Image Credit: Facebook
The Oculus Quest has helped millions of people get into VR, and it has helped the entire industry by having more users means that more content for VR will be created.
The future of VR
The future of VR looks amazing. With omni-directional treadmills, and haptic vests, and hand tracking instead of controllers right on the horizion. VR is about to get ever more real. And in the next 10 years we will have technologies such as brain tracking and full body tracking as a standand in VR it will get even more realistic from there.

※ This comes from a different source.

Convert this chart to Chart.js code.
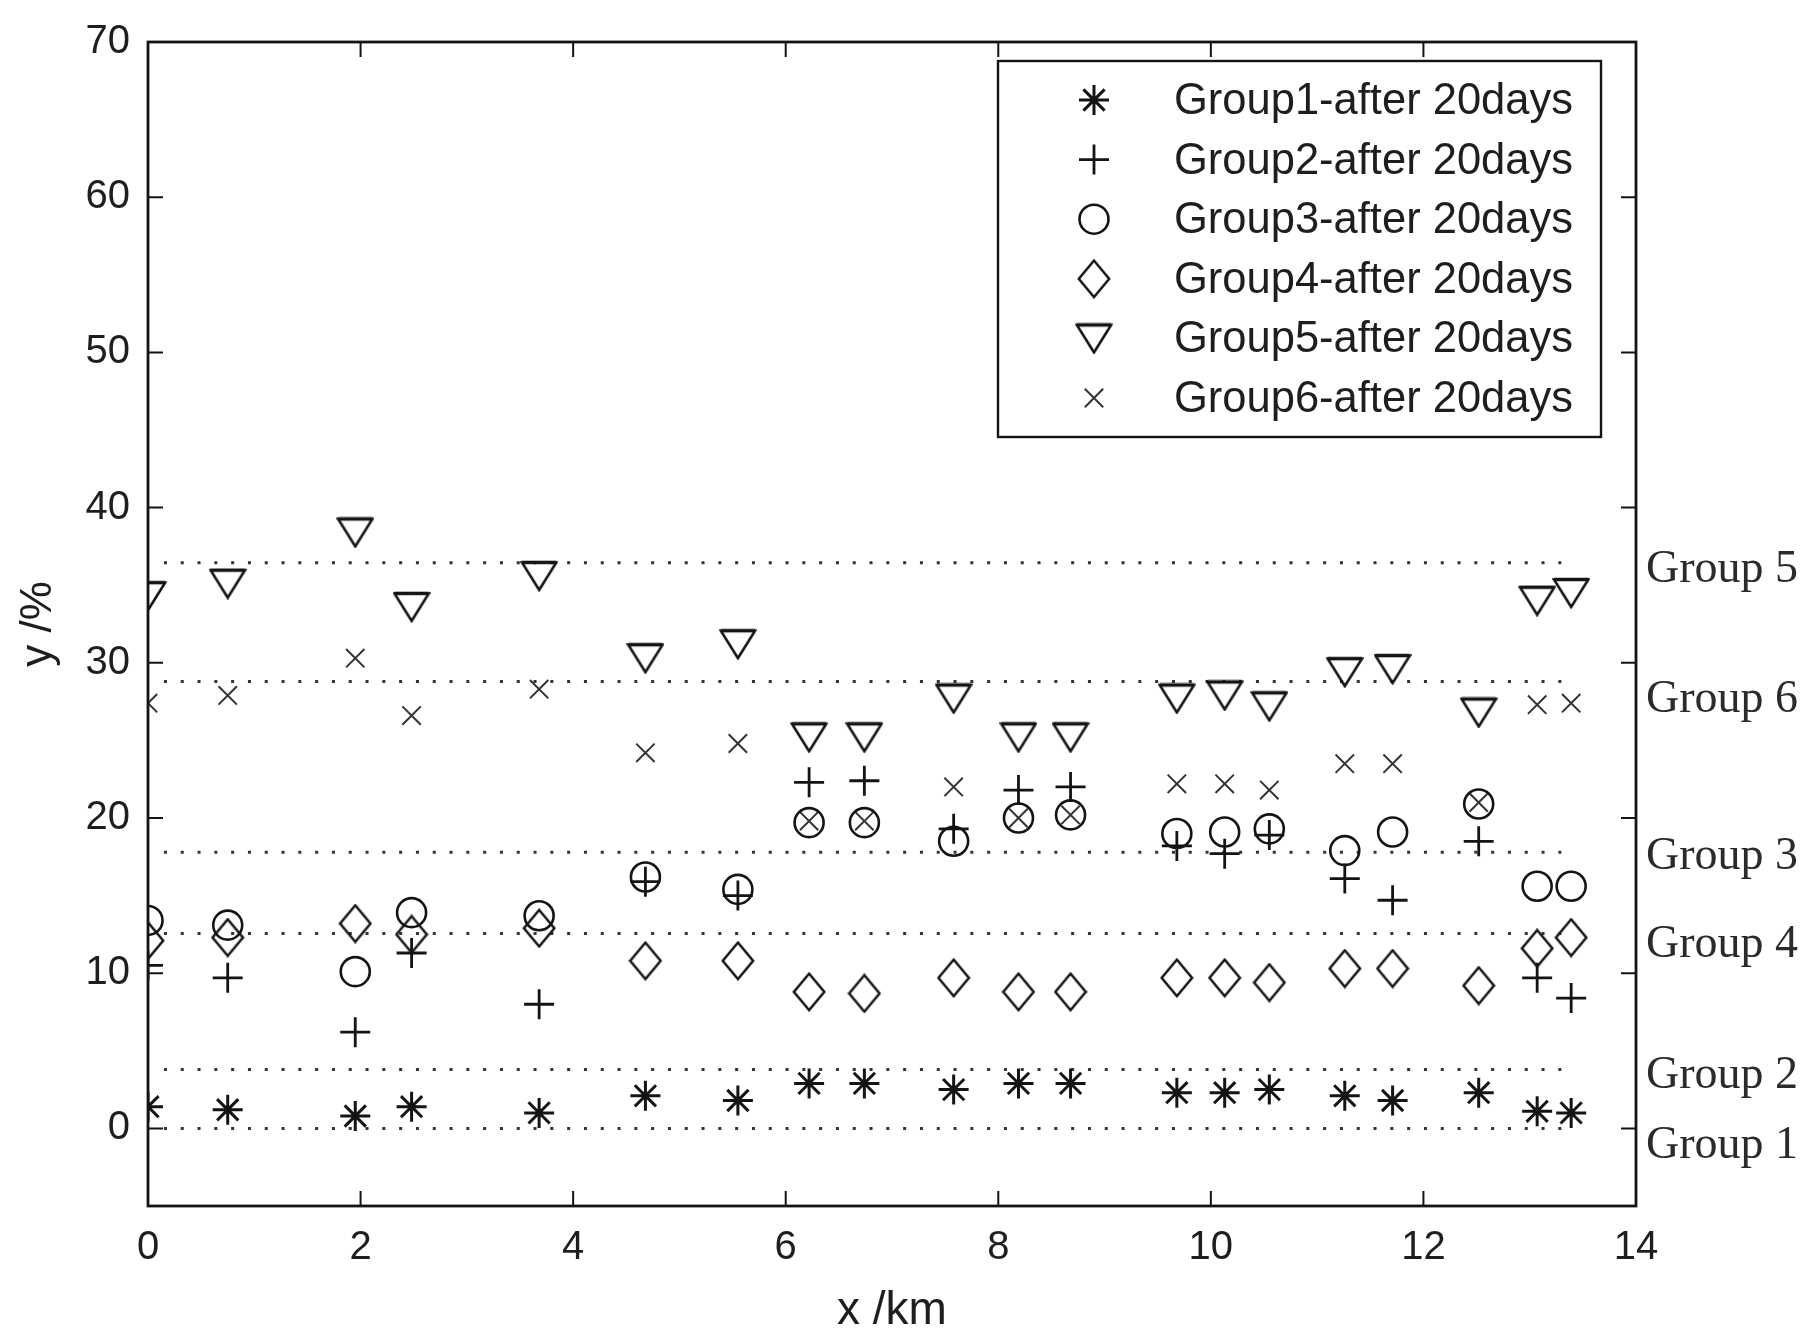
<!DOCTYPE html>
<html>
<head>
<meta charset="utf-8">
<title>Groups after 20 days</title>
<script src="https://cdn.jsdelivr.net/npm/chart.js@4.4.0/dist/chart.umd.min.js"></script>
<style>
    html, body { margin: 0; padding: 0; background: #fff; }
    #wrap { width: 1813px; height: 1332px; }
</style>
</head>
<body>
<div id="wrap"><canvas id="chart" width="1813" height="1332"></canvas></div>
<script>
// distance along the line, km
const xKm = [0, 0.75, 1.95, 2.48, 3.68, 4.68, 5.55, 6.22, 6.74, 7.58, 8.19, 8.68, 9.68, 10.13, 10.55, 11.26, 11.71, 12.52, 13.07, 13.39];

// y in % for each group
const group1 = [1.4, 1.2, 0.8, 1.4, 1.0, 2.1, 1.8, 2.9, 2.9, 2.5, 2.9, 2.9, 2.3, 2.3, 2.5, 2.1, 1.8, 2.3, 1.1, 1.0];
const group2 = [10.5, 9.7, 6.2, 11.3, 8.0, 15.9, 15.0, 22.3, 22.4, 19.3, 21.8, 22.0, 18.2, 17.7, 18.9, 16.1, 14.7, 18.5, 9.7, 8.4];
const group3 = [13.4, 13.1, 10.1, 13.9, 13.7, 16.2, 15.4, 19.7, 19.7, 18.5, 20.0, 20.2, 19.0, 19.1, 19.3, 17.9, 19.1, 20.9, 15.6, 15.6];
const group4 = [12.1, 12.3, 13.2, 12.5, 12.9, 10.8, 10.8, 8.8, 8.7, 9.7, 8.8, 8.8, 9.7, 9.7, 9.4, 10.3, 10.3, 9.2, 11.6, 12.3];
const group5 = [34.3, 35.1, 38.4, 33.6, 35.6, 30.3, 31.2, 25.2, 25.2, 27.7, 25.2, 25.2, 27.7, 27.9, 27.2, 29.4, 29.6, 26.8, 34.0, 34.5];
const group6 = [27.4, 27.9, 30.3, 26.6, 28.3, 24.2, 24.8, 19.8, 19.8, 22.0, 20.0, 20.2, 22.2, 22.2, 21.8, 23.5, 23.5, 21.0, 27.3, 27.4];

const seriesNames = ['Group1-after 20days', 'Group2-after 20days', 'Group3-after 20days',
                     'Group4-after 20days', 'Group5-after 20days', 'Group6-after 20days'];

// dotted group levels and their labels on the right
const refLevels = [36.45, 28.8, 17.8, 12.55, 3.8, 0];
const refFromX = 0.15;
const refToX = 13.35;
const levelLabels = ['Group 5', 'Group 6', 'Group 3', 'Group 4', 'Group 2', 'Group 1'];
const levelLabelY = [36.0, 27.6, 17.5, 11.8, 3.4, -1.1];

const xTicks = [0, 2, 4, 6, 8, 10, 12, 14];
const yTicks = [0, 10, 20, 30, 40, 50, 60, 70];

const INK = '#141414';

function makeDiamond() {
    const c = document.createElement('canvas');
    c.width = 34; c.height = 40;
    const g = c.getContext('2d');
    g.strokeStyle = INK;
    g.lineWidth = 2.5;
    g.beginPath();
    g.moveTo(17, 1.8);
    g.lineTo(32.2, 20);
    g.lineTo(17, 38.2);
    g.lineTo(1.8, 20);
    g.closePath();
    g.stroke();
    return c;
}

function makeTriangleDown() {
    const c = document.createElement('canvas');
    c.width = 38; c.height = 32;
    const g = c.getContext('2d');
    g.strokeStyle = INK;
    g.lineWidth = 2.6;
    g.beginPath();
    g.moveTo(1.8, 2.5);
    g.lineTo(36.2, 2.5);
    g.lineTo(19, 30);
    g.closePath();
    g.stroke();
    // top edge is drawn heavier in the original
    g.lineWidth = 3.6;
    g.beginPath();
    g.moveTo(1.8, 2.5);
    g.lineTo(36.2, 2.5);
    g.stroke();
    return c;
}

function pts(ys) {
    return xKm.map((x, i) => ({ x: x, y: ys[i] }));
}

const markerSets = [
    { label: seriesNames[0], data: pts(group1), pointStyle: 'star', pointRadius: 15, pointBorderWidth: 3 },
    { label: seriesNames[1], data: pts(group2), pointStyle: 'cross', pointRadius: 15, pointBorderWidth: 2.8 },
    { label: seriesNames[2], data: pts(group3), pointStyle: 'circle', pointRadius: 14.5, pointBorderWidth: 2.6 },
    { label: seriesNames[3], data: pts(group4), pointStyle: makeDiamond(), pointRadius: 18 },
    { label: seriesNames[4], data: pts(group5), pointStyle: makeTriangleDown(), pointRadius: 18 },
    { label: seriesNames[5], data: pts(group6), pointStyle: 'crossRot', pointRadius: 13, pointBorderWidth: 2 }
].map(d => Object.assign({
    type: 'scatter',
    showLine: false,
    borderColor: INK,
    pointBorderColor: d.label === seriesNames[5] ? '#333' : INK,
    pointBackgroundColor: 'rgba(0,0,0,0)',
    pointHoverRadius: d.pointRadius,
    order: 1
}, d));

const refSets = refLevels.map(v => ({
    type: 'line',
    label: 'level ' + v,
    data: [{ x: refFromX, y: v }, { x: refToX, y: v }],
    borderColor: '#333',
    borderWidth: 3,
    borderDash: [3, 13.8],
    borderCapStyle: 'butt',
    pointRadius: 0,
    fill: false,
    order: 5
}));

// box, inward ticks on all four sides, legend box, right-hand labels
const framePlugin = {
    id: 'frame',
    afterDatasetsDraw(chart) {
        const { ctx, chartArea: a, scales } = chart;
        const xs = scales.x, ys = scales.y;
        const tl = 15;
        ctx.save();
        ctx.strokeStyle = INK;
        ctx.lineWidth = 2;
        ctx.beginPath();
        xTicks.forEach(v => {
            const px = xs.getPixelForValue(v);
            ctx.moveTo(px, a.bottom); ctx.lineTo(px, a.bottom - tl);
            ctx.moveTo(px, a.top); ctx.lineTo(px, a.top + tl);
        });
        yTicks.forEach(v => {
            const py = ys.getPixelForValue(v);
            ctx.moveTo(a.left, py); ctx.lineTo(a.left + tl, py);
            ctx.moveTo(a.right, py); ctx.lineTo(a.right - tl, py);
        });
        ctx.stroke();
        ctx.lineWidth = 2.8;
        ctx.strokeRect(a.left, a.top, a.right - a.left, a.bottom - a.top);

        // group level labels outside the right edge
        ctx.fillStyle = '#2b2b2b';
        ctx.font = "46px 'Liberation Serif', 'DejaVu Serif', serif";
        ctx.textAlign = 'left';
        ctx.textBaseline = 'middle';
        levelLabels.forEach((t, i) => {
            ctx.fillText(t, a.right + 10, ys.getPixelForValue(levelLabelY[i]));
        });

        // legend box, top right inside the plot
        const box = { left: 998, top: 61, right: 1601, bottom: 437 };
        ctx.fillStyle = '#fff';
        ctx.fillRect(box.left, box.top, box.right - box.left, box.bottom - box.top);
        ctx.lineWidth = 2.4;
        ctx.strokeStyle = INK;
        ctx.strokeRect(box.left, box.top, box.right - box.left, box.bottom - box.top);
        const rowY0 = 100, rowStep = 59.6, symX = 1094, textX = 1174;
        ctx.font = "43.5px 'Liberation Sans', Arimo, sans-serif";
        ctx.textBaseline = 'middle';
        markerSets.forEach((d, i) => {
            const y = rowY0 + i * rowStep;
            ctx.strokeStyle = d.pointBorderColor;
            ctx.fillStyle = 'rgba(0,0,0,0)';
            ctx.lineWidth = d.pointBorderWidth || 2;
            if (Chart.helpers && Chart.helpers.drawPoint) {
                Chart.helpers.drawPoint(ctx, {
                    pointStyle: d.pointStyle,
                    radius: d.pointRadius,
                    rotation: 0,
                    borderWidth: d.pointBorderWidth || 2
                }, symX, y);
            }
            ctx.fillStyle = '#1e1e1e';
            ctx.fillText(d.label, textX, y + 2);
        });
        ctx.restore();
    }
};

const ctx = document.getElementById('chart').getContext('2d');
new Chart(ctx, {
    type: 'scatter',
    data: { datasets: markerSets.concat(refSets) },
    options: {
        responsive: false,
        animation: false,
        devicePixelRatio: 1,
        layout: { padding: { top: 33, right: 177, left: 0, bottom: 0 } },
        plugins: {
            legend: { display: false },
            tooltip: { enabled: false }
        },
        scales: {
            x: {
                type: 'linear',
                min: 0,
                max: 14,
                afterFit: s => { s.height = 126; },
                afterBuildTicks: s => { s.ticks = xTicks.map(v => ({ value: v })); },
                grid: { display: false, drawTicks: false },
                border: { display: false },
                ticks: {
                    padding: 18,
                    color: '#1e1e1e',
                    maxRotation: 0,
                    font: { family: "'Liberation Sans Narrow', 'Liberation Sans', sans-serif", size: 40 }
                },
                title: {
                    display: true,
                    text: 'x /km',
                    color: '#1e1e1e',
                    padding: { top: 0, bottom: 0 },
                    font: { family: "'Liberation Sans', sans-serif", size: 46, lineHeight: 0.9 }
                }
            },
            y: {
                type: 'linear',
                min: -5,
                max: 70,
                afterFit: s => { s.width = 148; },
                afterBuildTicks: s => { s.ticks = yTicks.map(v => ({ value: v })); },
                grid: { display: false, drawTicks: false },
                border: { display: false },
                ticks: {
                    padding: 18,
                    color: '#1e1e1e',
                    font: { family: "'Liberation Sans', sans-serif", size: 40 }
                },
                title: {
                    display: true,
                    text: 'y /%',
                    color: '#1e1e1e',
                    padding: { top: 17, bottom: 0 },
                    font: { family: "'Liberation Sans', sans-serif", size: 44, lineHeight: 1 }
                }
            }
        }
    },
    plugins: [framePlugin]
});
</script>
</body>
</html>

There are also many new headsets rumored to relase this year, including a PSVR 2 and an Oculus Quest 3, these new headsets will help get even more people into VR, and even more people to relize that VR is amazing.
Conclusion
I think that VR will continue to grow, just as smartphones have. In the beginning, when cellphones were brand new, they weren't very popular, they were expensive and didn't always work, just like older VR headsets. But as soon as Steve Jobs got on stage and announced the first Iphone, smartphones took off and only become more popular from there, this is similar to what has happened with the relase of the Oculus Quest, and Quest 2.
I think that if you are willing to spend the $300 for an Oculus Quest 2, you should give VR a try. You won't be disappointed and you will relize the try beuaty of VR.